Monday, November 30, 2020

Incompatible reasons for the same action

While writing an earlier post, I came across a curious phenomenon. It is, of course, quite familiar that we have incompatible reasons that we cannot act on all of: reasons of convenience often conflict with reasons of morality, say. This familiar incompatibility is due to the fact that the reasons support mutually incompatible actions. But what is really interesting is that there seem to be incompatible reasons for the same action.

The clearest cases involve probabilities. Let’s say that Alice has a grudge against Bob. Now consider an action that has a chance of bestowing an overall benefit on Bob and a chance of bestowing an overall harm on Bob. Alice can perform the action for the sake of the chance of overall harm out of some immoral motive opposed to Bob’s good, such as revenge, or she can perform the action for the sake of the chance of overall benefit out of some moral motive favoring Bob’s good. But it would make no sense to act on both kinds of reasons at once.

One might object as follows: The expected utility of the action, once both the chance of benefit and the chance of harm are taken into account, is either negative, neutral or positive. If it’s negative, only the harm-driven action makes sense; if it’s positive, only the benefit-driven action makes sense; if it’s neutral, neither makes sense. But this neglects the richness of possible rational attitudes to risk. Expected utilities are not the only rational way to make decisions. Moreover, the chances may be interval-valued in such a way that the expected utility is an interval that has both negative and positie components.

Another objection is that perhaps it is possible to act on both reasons at once. Alice could say to herself: “Either the good thing happens to Bob, which is objectively good, or the bad thing happens, or I am avenged, which is good for me.” Sometimes such disjunctive reasoning does make sense. Thus, one might play a game with a good friend and think happily: “Either I will win, which will be nice for me, or my friend will win, and that’ll be nice, too, since he’s my friend.” But the Alice case is different. The revenge reason depends on endorsing a negative attitude towards Bob, while one cannot do while seeking to benefit Bob.

Or suppose that Carl read in what he took to be holy text that God had something to say about ϕing, but Carl cannot remember if the text said that God commanded ϕing or that God forbade ϕing—it was one of the two.

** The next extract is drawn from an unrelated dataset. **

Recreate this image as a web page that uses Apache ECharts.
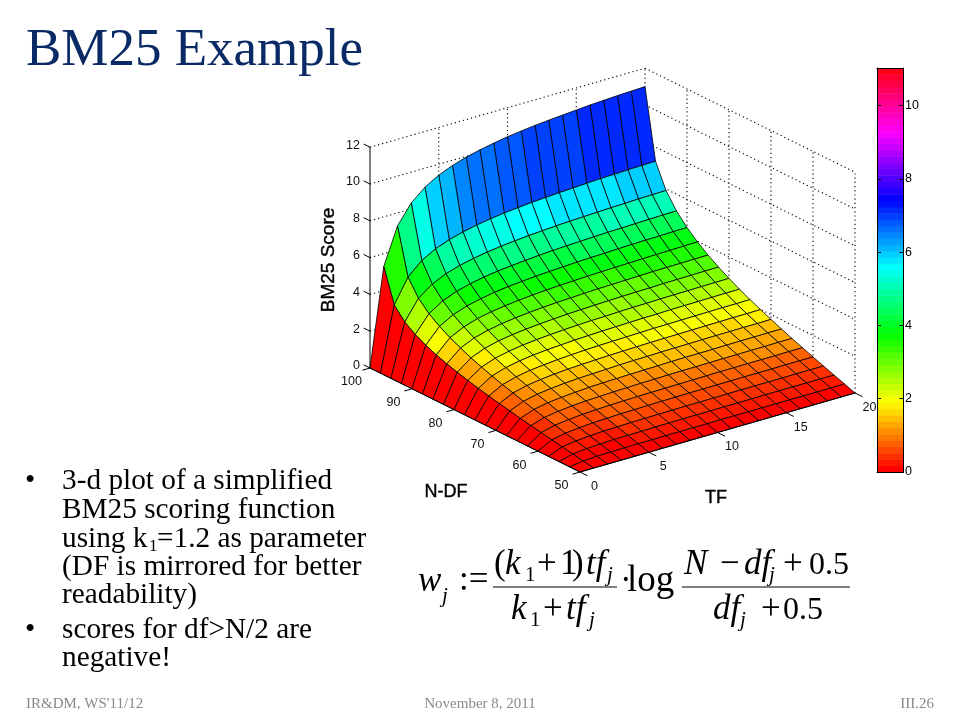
<!DOCTYPE html>
<html><head><meta charset="utf-8">
<style>html,body{margin:0;padding:0;background:#fff}#c{width:960px;height:720px}</style>
<script src="https://cdn.jsdelivr.net/npm/echarts@6/dist/echarts.min.js"></script>
</head><body><div id="c"></div>
<script>
const tfValues = [0,1,2,3,4,5,6,7,8,9,10,11,12,13,14,15,16,17,18,19,20];
const nDfValues = [50,52.5,55,57.5,60,62.5,65,67.5,70,72.5,75,77.5,80,82.5,85,87.5,90,92.5,95,97.5,100];
const tfTicks = [0,5,10,15,20];
const nDfTicks = [50,60,70,80,90,100];
const scoreTicks = [0,2,4,6,8,10,12];
const colorbarTicks = [0,2,4,6,8,10];
const colorMax = 11.03;
const colorLevels = 64;
// one row per N-DF value, one column per TF value
const scoreRows = [
[0,0,0,0,0,0,0,0,0,0,0,0,0,0,0,0,0,0,0,0,0],
[0,.10,.14,.16,.17,.18,.18,.19,.19,.19,.19,.20,.20,.20,.20,.20,.20,.20,.20,.20,.21],
[0,.20,.27,.31,.34,.35,.36,.37,.38,.39,.39,.39,.40,.40,.40,.41,.41,.41,.41,.41,.41],
[0,.30,.41,.47,.51,.53,.55,.56,.57,.58,.59,.59,.60,.60,.61,.61,.61,.61,.62,.62,.62],
[0,.40,.55,.63,.68,.71,.74,.75,.77,.78,.79,.80,.80,.81,.81,.82,.82,.82,.83,.83,.83],
[0,.51,.70,.79,.86,.90,.93,.95,.97,.98,.99,1.00,1.01,1.02,1.03,1.03,1.04,1.04,1.04,1.05,1.05],
[0,.61,.84,.96,1.04,1.09,1.12,1.15,1.17,1.19,1.20,1.22,1.23,1.23,1.24,1.25,1.25,1.26,1.26,1.27,1.27],
[0,.72,.99,1.14,1.22,1.28,1.33,1.36,1.38,1.40,1.42,1.43,1.45,1.46,1.46,1.47,1.48,1.49,1.49,1.50,1.50],
[0,.84,1.15,1.32,1.42,1.49,1.54,1.57,1.60,1.63,1.65,1.66,1.68,1.69,1.70,1.71,1.72,1.72,1.73,1.73,1.74],
[0,.96,1.32,1.51,1.62,1.70,1.76,1.80,1.83,1.86,1.88,1.90,1.92,1.93,1.94,1.95,1.96,1.97,1.98,1.98,1.99],
[0,1.09,1.49,1.70,1.84,1.92,1.99,2.04,2.08,2.11,2.13,2.15,2.17,2.19,2.20,2.21,2.22,2.23,2.24,2.24,2.25],
[0,1.22,1.68,1.92,2.07,2.17,2.24,2.29,2.34,2.37,2.40,2.42,2.44,2.46,2.47,2.49,2.50,2.51,2.52,2.53,2.53],
[0,1.37,1.88,2.15,2.31,2.43,2.51,2.57,2.62,2.66,2.69,2.71,2.74,2.76,2.77,2.79,2.80,2.81,2.82,2.83,2.84],
[0,1.53,2.10,2.40,2.59,2.71,2.80,2.87,2.92,2.97,3.00,3.03,3.06,3.08,3.10,3.11,3.13,3.14,3.15,3.16,3.17],
[0,1.71,2.35,2.68,2.89,3.03,3.13,3.21,3.27,3.32,3.35,3.39,3.42,3.44,3.46,3.48,3.50,3.51,3.52,3.53,3.54],
[0,1.91,2.63,3.00,3.24,3.39,3.50,3.59,3.66,3.71,3.76,3.79,3.82,3.85,3.87,3.89,3.91,3.93,3.94,3.96,3.97],
[0,2.15,2.96,3.38,3.64,3.82,3.95,4.05,4.12,4.18,4.23,4.27,4.31,4.34,4.36,4.39,4.41,4.43,4.44,4.46,4.47],
[0,2.45,3.37,3.85,4.15,4.35,4.50,4.61,4.69,4.76,4.82,4.87,4.91,4.94,4.97,5.00,5.02,5.04,5.06,5.08,5.09],
[0,2.85,3.92,4.48,4.83,5.06,5.23,5.36,5.46,5.54,5.61,5.66,5.71,5.75,5.78,5.81,5.84,5.86,5.89,5.90,5.92],
[0,3.49,4.79,5.48,5.90,6.18,6.39,6.55,6.67,6.77,6.85,6.92,6.97,7.02,7.06,7.10,7.14,7.16,7.19,7.21,7.23],
[0,5.30,7.29,8.33,8.97,9.41,9.72,9.96,10.14,10.29,10.42,10.52,10.61,10.68,10.74,10.80,10.86,10.90,10.94,10.97,11.00]
];

// view of the 3-d box, in the units of the flat plot axes
const view = {ox:580, oy:472, tfX:13.75, tfY:-3.95, nX:-4.2, nY:-2.08, zY:-18.4};
function project(tf, n, z){
  return [view.ox + view.tfX*tf + view.nX*(n-50), view.oy + view.tfY*tf + view.nY*(n-50) + view.zY*z];
}
function hsvColor(k){
  const h = k/colorLevels*6, i = Math.floor(h), f = h-i;
  const q = Math.round(255*(1-f)), t = Math.round(255*f);
  const c = [[255,t,0],[q,255,0],[0,255,t],[0,q,255],[t,0,255],[255,0,q]][i%6];
  return 'rgb('+c.join(',')+')';
}
function scoreColor(z){
  return hsvColor(Math.min(colorLevels-1, Math.floor(z/colorMax*colorLevels)));
}

// painter's order: far cells first
const cells = [];
for (let i = nDfValues.length-2; i >= 0; i--)
  for (let j = tfValues.length-2; j >= 0; j--) cells.push([i,j]);

const zTop = scoreTicks[scoreTicks.length-1], nBack = 100, tfBack = 20;
const wallLines = [];
scoreTicks.forEach(z => {
  wallLines.push([0,nBack,z,tfBack,nBack,z]);
  wallLines.push([tfBack,nBack,z,tfBack,50,z]);
});
tfTicks.forEach(t => { if (t>0) wallLines.push([t,nBack,0,t,nBack,zTop]); });
nDfTicks.forEach(n => { if (n<100) wallLines.push([tfBack,n,0,tfBack,n,zTop]); });

const axisLines = [[0,100,0,0,100,zTop],[0,100,0,0,50,0],[0,50,0,20,50,0]];
scoreTicks.forEach(z => axisLines.push([0,100,z,0,101.5,z]));
nDfTicks.forEach(n => axisLines.push([0,n,0,-0.55,n,0]));
tfTicks.forEach(t => axisLines.push([t,50,0,t,48.2,0]));

const axisFont = '"Liberation Sans",Arial,sans-serif';
const serif = '"Liberation Serif","Times New Roman",serif';
const tickTexts = [];
scoreTicks.forEach(z => { const p = project(0,100,z); tickTexts.push([p[0]-10,p[1]-2,String(z),'right']); });
nDfTicks.forEach(n => { const p = project(0,n,0); tickTexts.push([p[0]-18.5,p[1]+14,String(n),'center']); });
tfTicks.forEach(t => { const p = project(t,50,0); tickTexts.push([p[0]+14.5,p[1]+14.5,String(t),'center']); });

function lineSeries(name, data, style){
  return {type:'custom', name, xAxisIndex:0, yAxisIndex:0, silent:true, z:style.z,
    data: data.map((d,i)=>[i,i]), clip:false,
    renderItem(params, api){
      const d = data[api.value(0)];
      const a = api.coord(project(d[0],d[1],d[2])), b = api.coord(project(d[3],d[4],d[5]));
      return {type:'line', shape:{x1:a[0],y1:a[1],x2:b[0],y2:b[1]},
        style:{stroke:'#000',lineWidth:style.width,lineDash:style.dash||null,fill:null}};
    }};
}

const slideText = [];
function put(x, base, s, size, opt){
  opt = opt||{};
  slideText.push({type:'text', x, y:base-size*0.31, silent:true, z:20,
    style:{text:s, fontFamily:opt.family||serif, fontSize:size, fontStyle:opt.italic?'italic':'normal',
      fill:opt.color||'#000', align:opt.align||'left', verticalAlign:'middle'}});
}
put(26,67.5,'BM25 Example',53,{color:'#0a2a66'});
const bulletSize = 29.3;
put(25,490,'•',bulletSize); put(25,639,'•',bulletSize);
put(62,490,'3-d plot of a simplified',bulletSize);
put(62,519,'BM25 scoring function',bulletSize);
put(62,548,'using k',bulletSize);
put(149,552,'1',17);
put(157,548,'=1.2 as parameter',bulletSize);
put(62,576,'(DF is mirrored for better',bulletSize);
put(62,604,'readability)',bulletSize);
put(62,639,'scores for df>N/2 are',bulletSize);
put(62,667,'negative!',bulletSize);
const footGrey = '#8a8a8a';
put(26,709,"IR&DM, WS'11/12",15,{color:footGrey});
put(480,709,'November 8, 2011',15,{color:footGrey,align:'center'});
put(934,709,'III.26',15,{color:footGrey,align:'right'});
// formula
const fs = 35, fsub = 21, it = {italic:true}, half = 32;
put(418,593,'w',fs,it); put(442,603,'j',fsub,it);
put(459,592,':=',fs);
put(494,576,'(',fs); put(505,576,'k',fs,it); put(525,582,'1',fsub);
put(537,576,'+',fs); put(560,576,'1',fs); put(572,576,')',fs);
put(586,576,'tf',fs,it); put(607,582,'j',fsub,it);
put(511,621,'k',fs,it); put(530,627,'1',fsub);
put(543,621,'+',fs); put(566,621,'tf',fs,it); put(589,627,'j',fsub,it);
put(620,593,'·',fs); put(627,593,'log',37);
put(684,576,'N',fs,it); put(720,576,'−',fs); put(744,576,'df',fs,it); put(769,582,'j',fsub,it);
put(783,576,'+',fs); put(809,576,'0.5',half);
put(713,621,'df',fs,it); put(740,627,'j',fsub,it);
put(761,621,'+',fs); put(783,621,'0.5',half);
slideText.push({type:'line',silent:true,shape:{x1:493,y1:587,x2:617,y2:587},style:{stroke:'#000',lineWidth:1.2}});
slideText.push({type:'line',silent:true,shape:{x1:682,y1:587,x2:850,y2:587},style:{stroke:'#000',lineWidth:1.2}});
const titleStyle = (s,size) => ({text:s,fontFamily:axisFont,fontSize:size,fill:'#000',stroke:'#000',lineWidth:0.4,align:'center',verticalAlign:'middle'});
const axisTitles = [
  {type:'text',x:716,y:498,silent:true,z:20,style:titleStyle('TF',18)},
  {type:'text',x:446,y:492,silent:true,z:20,style:titleStyle('N-DF',18)},
  {type:'text',x:329,y:260,rotation:Math.PI/2,silent:true,z:20,style:titleStyle('BM25 Score',19)}
];

const levelIndex = [];
for (let k=0;k<colorLevels;k++) levelIndex.push(k);

const chart = echarts.init(document.getElementById('c'), null, {renderer:'canvas'});
chart.setOption({
  animation:false,
  backgroundColor:'#fff',
  graphic:{elements:slideText.concat(axisTitles)},
  grid:[
    {left:0,top:0,width:960,height:720,show:false},
    {left:877,top:68,width:26.5,height:404,show:false}
  ],
  xAxis:[
    {gridIndex:0,type:'value',min:0,max:960,show:false},
    {gridIndex:1,type:'value',min:0,max:1,position:'bottom',z:5,axisLabel:{show:false},axisTick:{show:false},splitLine:{show:false},axisLine:{show:true,onZero:false,lineStyle:{color:'#000',width:1}}},
    {gridIndex:1,type:'value',min:0,max:1,position:'top',z:5,axisLabel:{show:false},axisTick:{show:false},splitLine:{show:false},axisLine:{show:true,onZero:false,lineStyle:{color:'#000',width:1}}}
  ],
  yAxis:[
    {gridIndex:0,type:'value',min:0,max:720,inverse:true,show:false},
    {gridIndex:1,type:'value',min:0,max:colorMax,position:'right',z:5,splitLine:{show:false},
      axisLine:{show:true,onZero:false,lineStyle:{color:'#000',width:1}},
      axisTick:{show:true,inside:true,length:4,customValues:colorbarTicks,lineStyle:{color:'#000'}},
      axisLabel:{show:true,margin:1.5,fontSize:12.5,color:'#000',fontFamily:axisFont,customValues:colorbarTicks}},
    {gridIndex:1,type:'value',min:0,max:colorMax,position:'left',z:5,splitLine:{show:false},
      axisLine:{show:true,onZero:false,lineStyle:{color:'#000',width:1}},
      axisTick:{show:true,inside:true,length:4,customValues:colorbarTicks,lineStyle:{color:'#000'}},
      axisLabel:{show:false}}
  ],
  series:[
    lineSeries('walls', wallLines, {z:1,width:1.1,dash:[1.2,3]}),
    {type:'custom',name:'surface',xAxisIndex:0,yAxisIndex:0,z:2,silent:true,clip:false,
      data:cells,
      renderItem(params, api){
        const i = api.value(0), j = api.value(1);
        const corner = (a,b) => api.coord(project(tfValues[b], nDfValues[a], scoreRows[a][b]));
        return {type:'polygon',
          shape:{points:[corner(i,j),corner(i,j+1),corner(i+1,j+1),corner(i+1,j)]},
          style:{fill:scoreColor(scoreRows[i][j]),stroke:'#000',lineWidth:0.8}};
      }},
    lineSeries('axes', axisLines, {z:3,width:1}),
    {type:'custom',name:'tick labels',xAxisIndex:0,yAxisIndex:0,z:4,silent:true,clip:false,
      data:tickTexts.map((d,i)=>[i,i]),
      renderItem(params, api){
        const d = tickTexts[api.value(0)], p = api.coord([d[0],d[1]]);
        return {type:'text',x:p[0],y:p[1],
          style:{text:d[2],fontFamily:axisFont,fontSize:12.5,fill:'#111',align:d[3],verticalAlign:'middle'}};
      }},
    {type:'custom',name:'colorbar',xAxisIndex:1,yAxisIndex:1,z:2,silent:true,
      data:levelIndex.map(k=>[0,k/colorLevels*colorMax,k]),
      encode:{x:0,y:1},
      renderItem(params, api){
        const k = api.value(2);
        const a = api.coord([0,k/colorLevels*colorMax]), b = api.coord([1,(k+1)/colorLevels*colorMax]);
        return {type:'rect',shape:{x:a[0],y:b[1],width:b[0]-a[0],height:a[1]-b[1]+0.5},style:{fill:hsvColor(k)}};
      }}
  ]
});
</script></body></html>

Carl thinks there is a 30% chance it was a prohibition and a 70% chance that it was a command. Carl can now ϕ out of a demonic hope to disobey God or he can ϕ because ϕing was likely commanded by God.

In the most compelling cases, one set of motives is wicked. I wonder if there are such cases where both sets of motives are morally upright. If there are such cases, and if they can occur for God, then we may have a serious problem for divine omnirationality which holds that God always acts for all the unexcluded reasons that favor an action.

One way to argue that such cases cannot occur for God is by arguing that the most compelling cases are all probabilistic, and that on the right view of divine providence, God never has to engage in probabilistic reasoning. But what if we think the right view of providence involves probabilistic reasoning?

We might then try to construct a morally upright version of the Alice case, by supposing that Alice is in a position of authority over Bob, and instead of being moved by revenge, she is moved to impose a harm on Bob for the sake of justice or to impose a good on him out of benevolent mercy. But now I think the case becomes less clearly one where the reasons are incompatible. It seems that Alice can reasonably say:

  1. Either justice will be served or mercy will be served, and I am happy with both.

I don’t exactly know why it is that (1) makes rational sense but the following does not:

  1. Either vengeance on Bob will be saved or kindness to Bob will be served, and I am happy with both.

But it does seem that (1) makes sense in a way in which (2) does not. Maybe the difference is this: to avenge requires setting one’s will against the other’s overall good; just punishment does not.

I conjecture that there are no morally upright cases of rationally incompatible reasons for the same action. That conjecture would provide an interesting formal constraint on rationality and morality.

1 comment:

  1. Sometimes we can only rationally intend someone's benefit in one possible scenario while in another incompatible factual scenario intending that benefit will not make sense. We simultaneously intend two incompatible kinds of good because we don't know which factual scenario is true. Let's say you want to turn down some medical treatment which you think is way too burdensome for what it offers you or anyone else. The fact that the next patient in line will get the treatment may be an unintended negative side-effect in one of your rationales for action, which however coexists with another rationale. "I want to avoid this horrible treatment and if I'm wrong and it's not so horrible, I want someone else to get the benefit, not me."

    A separate issue but does vengeance necessarily involve setting your will against the other's overall good? Can't you have a vindictive focus/motive with regard to the unwelcome aspects of a punishment that you are otherwise perfectly justified in intending, as not against the person's overall good?